Each day this week, our elementary students went home and did hundreds of math practice problems not because they had to, but because they wanted to.  We know, because we get reports detailing how many they have done, in what areas, and what percentage they got right.  In truth, though, all you have to do is listen in on a conversation at lunch or at recess these days, and you are bound to hear the word “sumdog” being mentioned.

Of all of the various techniques and approaches that are being promoted today as part of 21st century learning, “educational gaming” as it is known, is the one I have been most hesitant to embrace.  Others have been championing it for quite some time.  There’s a charter school in Manhattan called Quest2Learn that is based solely on gaming.  Well respected professors from well respected universities have recommended it strongly.  But it just didn’t feel right.  Until now.

When educational video games were first introduced, some twenty five years ago, the pitch for using them was rather simple: video games are fun, kids like to have fun, let’s get kids to have educational fun.  The argument for gaming in education today, however, is far more sophisticated.   With the explosion of online gaming in recent years, researchers have begun studying why it is that people  - of all ages and genders – are so drawn particularly to multi-player, web-based games.  Amongst the various things they have learned is that those who seriously engage in gaming are also seriously engaged in learning.  No, they are not putting down the controller for Shakespeare or a Bava Kama, but they are driven to complete the board, or stage, or level that they are on and the only way to do so is to try new things, make mistakes but don’t repeat them, figure out problems, and build certain sets of skills.  That is education in its most basic form.

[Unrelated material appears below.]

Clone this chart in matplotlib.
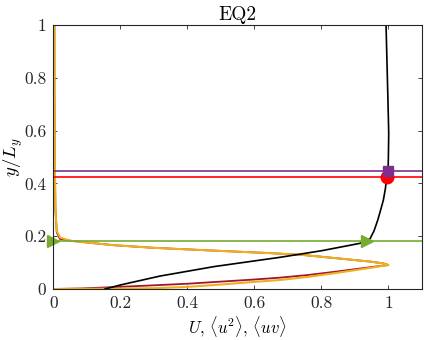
import numpy as np
import matplotlib
matplotlib.use("Agg")
import matplotlib.pyplot as plt

plt.rcParams["font.family"] = "cmr10"
plt.rcParams["mathtext.fontset"] = "cm"
plt.rcParams["axes.formatter.use_mathtext"] = True

# mean velocity profile U(y)
u_mean = [0.154, 0.199, 0.318, 0.48, 0.676, 0.80, 0.915, 0.945, 0.957, 0.968,
          0.977, 0.985, 0.991, 0.995, 0.999, 1.000, 1.001, 0.999, 0.997, 0.995, 0.993]
y_mean = [0.0, 0.015, 0.049, 0.085, 0.12, 0.145, 0.173, 0.19, 0.22, 0.26,
          0.30, 0.337, 0.38, 0.423, 0.447, 0.50, 0.59, 0.70, 0.80, 0.90, 1.0]

# <u^2> profile (normalised)
uu = [0.0, 0.08, 0.159, 0.30, 0.40, 0.50, 0.60, 0.676, 0.76, 0.845, 0.93, 0.975,
      1.0, 0.985, 0.945, 0.85, 0.745, 0.646, 0.487, 0.30, 0.18, 0.109, 0.05,
      0.019, 0.010, 0.006, 0.004, 0.003, 0.003]
y_uu = [0.0, 0.002, 0.006, 0.014, 0.020, 0.028, 0.036, 0.043, 0.053, 0.066, 0.080, 0.087,
        0.091, 0.097, 0.104, 0.116, 0.129, 0.136, 0.145, 0.156, 0.166, 0.175, 0.183,
        0.190, 0.215, 0.30, 0.50, 0.75, 1.0]

# <uv> profile (normalised)
uv = [0.0, 0.15, 0.30, 0.40, 0.50, 0.60, 0.676, 0.76, 0.845, 0.93, 0.975,
      1.0, 0.985, 0.945, 0.85, 0.745, 0.646, 0.487, 0.30, 0.18, 0.109, 0.05,
      0.02, 0.010, 0.006, 0.004, 0.003, 0.003]
y_uv = [0.0, 0.001, 0.003, 0.008, 0.017, 0.027, 0.034, 0.046, 0.061, 0.077, 0.086,
        0.091, 0.097, 0.104, 0.116, 0.129, 0.136, 0.145, 0.156, 0.166, 0.175, 0.183,
        0.195, 0.22, 0.30, 0.50, 0.75, 1.0]

# reference heights and marker positions
y_purple = 0.447
y_red = 0.424
y_green = 0.183
x_square = 0.999
x_circle = 0.995
x_tri = [0.0, 0.937]

fig = plt.figure(figsize=(4.24, 3.4), dpi=100)
ax = fig.add_axes([0.126, 0.15, 0.869, 0.776])

ax.plot(uu, y_uu, color="#A2142F", lw=1.3)
ax.plot(uv, y_uv, color="#EDB120", lw=1.5)
ax.plot(u_mean, y_mean, color="k", lw=1.2)

ax.axhline(y_green, color="#77AC30", lw=1.2)
ax.axhline(y_red, color="#FF0000", lw=1.2)
ax.axhline(y_purple, color="#7E2F8E", lw=1.2)

ax.plot(x_tri, [y_green] * 2, ">", color="#77AC30", ms=9, clip_on=False)
ax.plot(x_circle, y_red, "o", color="#FF0000", ms=9, clip_on=False)
ax.plot(x_square, y_purple, "s", color="#7E2F8E", ms=7, clip_on=False)

ax.set_xlim(0, 1.1)
ax.set_ylim(0, 1)
ax.set_xticks([0, 0.2, 0.4, 0.6, 0.8, 1])
ax.set_yticks([0, 0.2, 0.4, 0.6, 0.8, 1])
ax.set_xticklabels(["0", "0.2", "0.4", "0.6", "0.8", "1"])
ax.set_yticklabels(["0", "0.2", "0.4", "0.6", "0.8", "1"])
ax.tick_params(direction="in", top=True, right=True, length=3, width=0.6,
               labelsize=12.5, colors="#262626", pad=5)
for s in ax.spines.values():
    s.set_color("#262626")
    s.set_linewidth(0.8)

ax.set_title("EQ2", fontsize=14, pad=4)
ax.set_xlabel(r"$U,\,\langle u^2\rangle,\,\langle uv\rangle$", fontsize=12, labelpad=2)
ax.set_ylabel(r"$y/L_y$", fontsize=13.5)
ax.yaxis.set_label_coords(-0.078, 0.5)

fig.savefig("out.png", dpi=100)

What’s more, if aliens visited from another planet intent on researching this global phenomenon called gaming to which half a billion people devote at least an hour a day and to which the average American youth will have devoted 10,000 hours prior to his or her 21st birthday, they’d undoubtedly hypothesize that there was some material reward – money, food, a cruise in the Bahamas– which was motivating this craze.  Yet, we know they’d be wrong.  The overwhelming majority of gamers play for nothing more than the thrill of gaming.  Researchers break that thrill down into three component parts:  our innate desire to compete, our innate desire to be social, and our intense longing for immediate, positive feedback.  Online gaming does all three.  It allows a person to compete and to keep competing (usually at no or very minimal cost) until he or she succeeds.  It allows people to share their success with others, and offers the opportunity to build self-confidence and a bit of pride in doing better than others.  And, the minute a gamer does well, bells start ringing, lights start flashing, confetti starts falling, and a silly little man runs across the screen, does an acrobatic flip and yells “GREAT JOB!!!”

Proponents of educational gaming contend that for this reason, multi-player, online gaming ranks amongst the most powerful educational tools the world has ever stumbled upon.  If we, the educators, can borrow the platform and take control of the content the potential for learning at all levels and for all students, they argue, is unlimited.
The theory is powerful.  Clearly, there are dangers there too.  For our purposes, though, we are going to watch this sumdog experiment and see how it goes.  What we know right now is that our students are amongst the 1,342,484 worldwide who are playing its games and building their math skills in the process.  They are also amongst a far smaller group who are enrolled in a statewide sumdog math competition this coming week.  Their excitement is palpable, the learning is real, and those are exactly the results we all want to see.